それでは、明日も花マル(※29)で〜^ ^
(※30)






(※1)活字:作者は小説でも評論でも新聞でも、とにかく文字が読みたくなる時がある。逆に全く頭に入らない時もある。
(※2):バラ科サクラ属の植物。果実は日干しして塩に漬けると、保存食となる。かなり塩っぱくて美味。
(※3)梅吉:このブログの作者。
(※4)なんとなく、クリスタル田中康夫著 1980
(※5)音楽:この本にはテディ•ペンターグラスやボズ•スキャッグスやマイケル•フランクスやケニー•ランキン、ビリー•ジョエル、ドナ•サマー、ラッシズ、イアン•デュリーなど数多くの音楽が出てくる。
(※6)東京の地名:北国出身の梅吉には到底解説なしにはわからないが、しばしば小説では「読者全員が知っている前提」で語られることが多い。
(※7)ファッションブランドこの本にはボートハウスやらブルックスブラザーズやらシャネルやらサンローランやらラネロッシやらディオールやらが出てくる。さすが主人公はモデル。
(※8)80年代:バブル経済による絶頂期。ニュートラ(神戸的お嬢様スタイル)やハマトラ(横浜発祥トラッドスタイル)が流行。ETやターミネーター、バックトゥザフューチャーが発表された。松田聖子柏原芳恵松本伊代小泉今日子などアイドルが多数活躍。インターネットが誕生。ディズニーランドが開演。女子大生ブーム、丸文字ブーム、正直小説ブームなどが起こる。
(※9)梅吉がまだ宇宙の塵芥だったころ:まだ生まれていないということです
(※10)このころを書いた小説:村上龍村上春樹井上ひさし五木寛之小池真理子林真理子中上健次など。
(※11)モデル:主に雑誌などでポーズを取る人。「この頃はたくさんモデルがいた」と書かれてあります。
(※12)女子大生:東京の人にとってはどの大学に通っているかでイメージが変わるみたいです。
(※13)バンドマン:この本の主人公の彼氏はキーボード奏者。割と稼いでいるみたいです。一口にバンドマンと言ってもいろいろあります。
(※14)アイデンティティあえて訳すならば「自己同一性」。
(※15)感覚:視覚、聴覚、嗅覚、触覚、味覚などがある。ここでは心の方向や響き、何に惹かれるかを表す。
(※16)注:このような但し書き。
(※17)作者独特の見解:【無理に本なんて読まなくていい】とか、【SFでは賞を取れないなんていう純文学批評家見たいなことは言わない】といった作者の本音が、「注」に描かれています。
(※18)議論を巻き起こした:【80年代のふわふわした感じをよく捉えている】といった意見や、【注が物語の疾走感や連続感を失くしている】との声も。

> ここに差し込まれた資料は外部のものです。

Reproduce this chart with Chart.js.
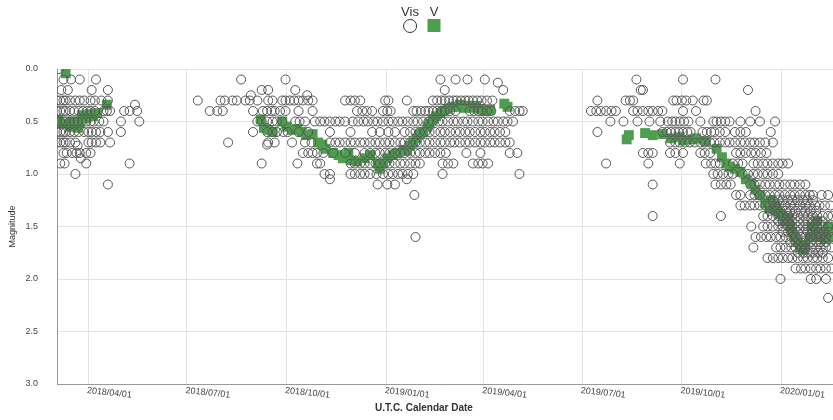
<!DOCTYPE html>
<html lang="en">
<head>
    <meta charset="UTF-8">
    <title>Light curve</title>
    <script src="https://cdn.jsdelivr.net/npm/chart.js"></script>
    <style>
        body { margin: 0; background: #fff; font-family: "Liberation Sans", Arial, sans-serif; }
        .wrap { position: relative; width: 833px; height: 420px; overflow: hidden; }
        .leg { position: absolute; top: 5px; transform: translateX(-50%); text-align: center; color: #333; font-size: 13px; line-height: 13px; }
        .leg .sym { margin: 1px auto 0; box-sizing: border-box; }
        .leg .circle { width: 14px; height: 14px; border: 1.5px solid #333; border-radius: 50%; }
        .leg .square { width: 13px; height: 13px; background: rgb(78,158,80); }
        canvas { position: absolute; left: 0; top: 0; }
    </style>
</head>
<body>
<div class="wrap">
    <canvas id="lc" width="833" height="420"></canvas>
    <div class="leg" style="left:410px">Vis<div class="sym circle"></div></div>
    <div class="leg" style="left:434px">V<div class="sym square"></div></div>
</div>

<script>
    // days are counted from 2018-01-01 (day 0)
    const tickDays = [90, 181, 273, 365, 455, 546, 638, 730];
    const tickLabels = ['2018/04/01', '2018/07/01', '2018/10/01', '2019/01/01',
                        '2019/04/01', '2019/07/01', '2019/10/01', '2020/01/01'];

    // visual estimates: [magnitude, [days...]]
    const visSeason1 = [
        [0.0, [63]],
        [0.1, [67, 74, 82, 97]],
        [0.2, [65, 71, 93, 108]],
        [0.3, [61, 64, 67, 69, 73, 78, 82, 86, 92, 96, 102, 108]],
        [0.34, [133]],
        [0.4, [61, 64, 67, 69, 73, 77, 81, 85, 89, 92, 96, 104, 107, 110, 123, 128, 135]],
        [0.5, [61, 64, 67, 69, 73, 77, 80, 84, 88, 92, 95, 100, 104, 120, 137]],
        [0.6, [61, 64, 67, 69, 73, 77, 81, 86, 90, 93, 97, 101, 108, 120]],
        [0.7, [61, 64, 67, 69, 73, 78, 90, 93, 97, 101, 110]],
        [0.73, [80]],
        [0.8, [67, 70, 75, 79, 82, 88, 92]],
        [0.85, [83]],
        [0.9, [64, 68, 88, 128]],
        [1.0, [78]],
        [1.1, [108]]
    ];

    const visSeason2 = [
        [0.1, [231, 272, 415, 429, 440, 456]],
        [0.13, [468]],
        [0.2, [250, 256, 281, 419, 473]],
        [0.25, [240, 292]],
        [0.3, [191, 212, 216, 223, 227, 235, 239, 246, 256, 260, 269, 272, 276, 280, 284, 288, 293, 297,
               327, 332, 336, 341, 364, 367, 384, 408, 412, 416, 419, 423, 427, 430, 434, 438, 441, 445,
               449, 453, 458, 463]],
        [0.4, [202, 209, 214, 242, 251, 255, 259, 262, 267, 272, 284, 297, 338, 343, 347, 352, 362, 366,
               369, 390, 393, 397, 401, 404, 408, 412, 416, 419, 424, 429, 442, 446, 450, 453, 458, 462,
               479, 484, 488, 491]],
        [0.5, [246, 250, 255, 260, 264, 269, 281, 285, 290, 299, 304, 308, 313, 318, 322, 327, 334, 339,
               344, 348, 353, 357, 362, 367, 371, 376, 380, 385, 390, 394, 399, 404, 408, 413, 417, 422,
               427, 431, 436, 440, 445, 450, 454, 459, 464, 468, 473, 477, 482]],
        [0.6, [242, 255, 260, 264, 270, 274, 284, 293, 313, 332, 352, 359, 367, 373, 382, 387, 392, 396,
               401, 405, 410, 415, 419, 424, 429, 433, 438, 442, 447, 452, 456, 461, 465, 470, 475]],
        [0.7, [219, 256, 262, 278, 290, 296, 313, 318, 322, 327, 332, 336, 341, 345, 350, 355, 359, 364,
               368, 373, 378, 382, 387, 392, 396, 401, 405, 410, 415, 419, 424, 428, 433, 438, 442, 447,
               452, 456, 461, 465, 470, 475, 479]],
        [0.72, [255]],
        [0.8, [288, 293, 297, 301, 307, 316, 327, 336, 345, 350, 355, 359, 364, 368, 373, 378, 382, 387,
               392, 396, 401, 405, 410, 415, 420, 439, 452, 479, 486]],
        [0.9, [250, 283, 301, 304, 332, 336, 341, 345, 350, 355, 359, 364, 368, 373, 378, 382, 387, 392,
               396, 417, 422, 427, 445, 450, 454, 459]],
        [1.0, [308, 313, 332, 336, 341, 345, 350, 356, 362, 367, 371, 376, 380, 385, 390, 417, 488]],
        [1.05, [313, 384]],
        [1.1, [357, 366, 373]],
        [1.2, [391]],
        [1.6, [392]]
    ];

    const visSeason3 = [
        [0.1, [596, 639, 669]],
        [0.2, [600, 602, 699]],
        [0.3, [560, 586, 590, 593, 630, 633, 638, 642, 648, 658, 661]],
        [0.4, [554, 559, 563, 568, 573, 577, 593, 597, 602, 607, 611, 616, 620, 639, 651, 706]],
        [0.5, [572, 584, 597, 608, 618, 625, 629, 632, 636, 640, 644, 655, 667, 670, 674, 678, 682, 692,
               701, 710, 724]],
        [0.6, [560, 620, 624, 628, 632, 635, 639, 643, 646, 657, 661, 665, 668, 673, 678, 687, 692, 697, 720]],
        [0.7, [627, 632, 636, 641, 645, 650, 655, 659, 664, 668, 673, 678, 682, 687, 692, 696, 701, 705,
               710, 715, 722]],
        [0.8, [602, 607, 611, 627, 632, 639, 655, 659, 664, 688, 692, 697, 702, 706, 711, 716]],
        [0.9, [568, 607, 636, 660, 665, 669, 673, 685, 690, 694, 704, 708, 713, 717, 722, 727, 731, 736]],
        [1.0, [667, 671, 676, 681, 685, 694, 699, 704, 708, 713, 717, 722, 727]],
        [1.1, [611, 669, 674, 679, 683, 701, 705, 710, 715, 719, 724, 728, 733, 738, 742, 747, 752]],
        [1.2, [688, 692, 701, 705, 710, 715, 719, 724, 728, 733, 738, 742, 747, 752, 756, 759, 767, 773]],
        [1.25, [722, 727, 731, 736, 740, 745, 750, 754, 759]],
        [1.3, [692, 696, 701, 705, 710, 715, 719, 724, 728, 733, 738, 742, 747, 752, 756, 761, 765, 770, 775]],
        [1.35, [719, 724, 729, 734, 738, 743, 748, 752, 757, 762]],
        [1.4, [611, 674, 713, 717, 722, 727, 731, 736, 740, 745, 750, 754, 759, 763, 768, 773, 777]],
        [1.45, [727, 731, 736, 740, 745, 750, 754, 759, 763, 768]],
        [1.5, [702, 713, 717, 722, 727, 731, 736, 740, 745, 750, 754, 759, 763, 768, 773]],
        [1.55, [731, 736, 740, 745, 750, 754, 759, 764, 769, 774]],
        [1.6, [706, 711, 716, 720, 725, 729, 734, 739, 743, 748, 752, 757, 762, 766, 771, 776]],
        [1.65, [738, 743, 748, 752, 757, 762, 766, 771]],
        [1.7, [704, 725, 729, 734, 739, 743, 748, 752, 757, 762, 766, 771, 776]],
        [1.75, [745, 750, 754, 759, 764, 768]],
        [1.8, [717, 722, 727, 731, 736, 740, 745, 750, 754, 759, 763, 768, 773]],
        [1.9, [743, 748, 752, 757, 762, 766, 771, 776]],
        [2.0, [729, 757, 762, 771]],
        [2.18, [773]]
    ];

    // V band photometry: [day, magnitude]
    const vSeason1 = [
        [62, 0.49], [66, 0.52], [69, 0.04], [73, 0.55], [75, 0.5], [80, 0.56], [82, 0.52],
        [84, 0.44], [88, 0.47], [91, 0.43], [94, 0.45], [98, 0.42], [107, 0.34]
    ];
    const vSeason2 = [
        [249, 0.48], [252, 0.56], [256, 0.58], [260, 0.6], [269, 0.5], [273, 0.55], [278, 0.58],
        [283, 0.57], [287, 0.6], [291, 0.63], [297, 0.62], [302, 0.7], [306, 0.72], [309, 0.76],
        [316, 0.8], [321, 0.82], [325, 0.85], [330, 0.8], [333, 0.87], [338, 0.88], [345, 0.85],
        [350, 0.82], [357, 0.9], [359, 0.95], [362, 0.9], [366, 0.85], [371, 0.82], [375, 0.8],
        [381, 0.77], [384, 0.78], [387, 0.73], [390, 0.7], [393, 0.66], [396, 0.62], [399, 0.6],
        [403, 0.55], [405, 0.52], [408, 0.48], [411, 0.45], [415, 0.42], [418, 0.4], [422, 0.38],
        [426, 0.36], [429, 0.36], [433, 0.34], [437, 0.37], [441, 0.35], [444, 0.37], [448, 0.35],
        [452, 0.38], [456, 0.4], [461, 0.39], [474, 0.33], [477, 0.36]
    ];
    const vSeason3 = [
        [587, 0.67], [589, 0.63], [604, 0.61], [611, 0.63], [620, 0.62], [628, 0.66], [636, 0.65],
        [639, 0.68], [648, 0.67], [651, 0.66], [660, 0.69], [670, 0.76], [675, 0.84], [679, 0.9],
        [682, 0.93], [687, 0.95], [692, 0.98], [697, 1.05], [702, 1.09], [706, 1.15], [710, 1.2],
        [715, 1.28], [719, 1.33], [720, 1.25], [724, 1.3], [726, 1.35], [728, 1.38], [731, 1.4],
        [733, 1.45], [736, 1.42], [738, 1.5], [740, 1.55], [742, 1.6], [745, 1.65], [747, 1.7],
        [750, 1.72], [752, 1.68], [756, 1.6], [758, 1.5], [761, 1.55], [763, 1.45], [765, 1.6],
        [768, 1.55], [770, 1.62], [773, 1.5], [775, 1.6], [777, 1.58]
    ];

    function rowsToPoints(rows) {
        const pts = [];
        rows.forEach(([mag, days]) => days.forEach(d => pts.push({ x: d, y: mag })));
        return pts;
    }
    function pairsToPoints(pairs) {
        return pairs.map(([d, mag]) => ({ x: d, y: mag }));
    }

    const FONT = '"Liberation Sans", Arial, sans-serif';

    // x tick labels are slanted and start at the tick, so they are drawn here
    const xLabels = {
        id: 'xLabels',
        afterDraw(chart) {
            const { ctx, chartArea } = chart;
            const xs = chart.scales.x;
            ctx.save();
            ctx.fillStyle = '#444';
            ctx.font = '9px ' + FONT;
            ctx.textBaseline = 'top';
            ctx.textAlign = 'left';
            tickDays.forEach((d, i) => {
                ctx.save();
                ctx.translate(xs.getPixelForValue(d) - 1, chartArea.bottom + 2);
                ctx.rotate(6 * Math.PI / 180);
                ctx.fillText(tickLabels[i], 0, 0);
                ctx.restore();
            });
            ctx.font = 'bold 10px ' + FONT;
            ctx.fillStyle = '#333';
            ctx.textAlign = 'center';
            ctx.textBaseline = 'middle';
            ctx.fillText('U.T.C. Calendar Date', 424, 408);
            ctx.restore();
        }
    };

    new Chart(document.getElementById('lc'), {
        type: 'scatter',
        data: {
            datasets: [
                {
                    label: 'Vis',
                    data: [...rowsToPoints(visSeason1), ...rowsToPoints(visSeason2), ...rowsToPoints(visSeason3)],
                    pointStyle: 'circle',
                    pointRadius: 4.5,
                    borderWidth: 1,
                    borderColor: '#555',
                    backgroundColor: 'rgba(0,0,0,0)'
                },
                {
                    label: 'V',
                    data: [...pairsToPoints(vSeason1), ...pairsToPoints(vSeason2), ...pairsToPoints(vSeason3)],
                    pointStyle: 'rect',
                    pointRadius: 7,
                    borderWidth: 0,
                    borderColor: 'rgb(78,158,80)',
                    backgroundColor: 'rgb(78,158,80)'
                }
            ]
        },
        options: {
            responsive: false,
            animation: false,
            layout: { autoPadding: false, padding: { top: 69, left: 0, right: 0, bottom: 0 } },
            plugins: {
                legend: { display: false },
                tooltip: { enabled: false }
            },
            scales: {
                x: {
                    type: 'linear',
                    min: 61,
                    max: 777.5,
                    afterBuildTicks: s => { s.ticks = tickDays.map(v => ({ value: v })); },
                    afterFit: s => { s.height = 36; },
                    ticks: { display: false },
                    grid: { color: '#e4e4e4', drawTicks: false },
                    border: { color: '#9a9a9a' }
                },
                y: {
                    min: 0,
                    max: 3,
                    reverse: true,
                    afterFit: s => { s.width = 57; },
                    ticks: {
                        stepSize: 0.5,
                        padding: 19,
                        color: '#444',
                        font: { family: FONT, size: 9 },
                        callback: v => v.toFixed(1)
                    },
                    grid: { color: '#e4e4e4', drawTicks: false },
                    border: { color: '#9a9a9a' },
                    title: {
                        display: true,
                        text: 'Magnitude',
                        color: '#333',
                        font: { family: FONT, size: 9 },
                        padding: { top: 7, bottom: 0 }
                    }
                }
            }
        },
        plugins: [xLabels]
    });
</script>
</body>
</html>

(※19)評価が真っ二つに割れる作品:新しいタイプの、影響力の大きい作品は大抵評価が分かれる。
(※20)春樹:ご存知、作家村上春樹(1949〜)。
(※21)小説の意義は問題解決ではなく問題提起:確か【考える人】による。でも記憶はあやふや。1Q84についての春樹自身の見解だったと思うが、梅吉はよく覚えていないので宛てにしないように。
(※22)文藝賞河出書房主催の文学賞の一つ。新人の登竜門。『野ブタを、プロデュース』などは知っている人が多いかと。
(※23)時代の顔となる小説:この物語の他もそう。当時からベストセラーor社会現象になった本。
(※24)例外作品:ファンタジー作品が当たるというのは、文学界では誰も考えられなかったこと。
(※25)いつか書こう:「行けたら行く」と同義。
(※26)普段本を読まない人:大抵の人は本なんて読まなくても生きて行けます。しかし、一部の人にとってはそうではありません。
(※27)若い子遠藤周作も春樹も「最近の若い子のほとんどはつまらない」と文章の中で書いていましたが…。
(※28)一読する価値:本なんて読まなくても生きていける、と田中康夫氏もこの本の注の中で語られていましたよ。
(※29)明日も花マル:このブログの決まり文句。文章の末尾に書かれる。
(※30)^ ^:梅吉が多用する顔文字。無難な顔文字で、何を使っていいのかわからないときにこれを使用することが多い。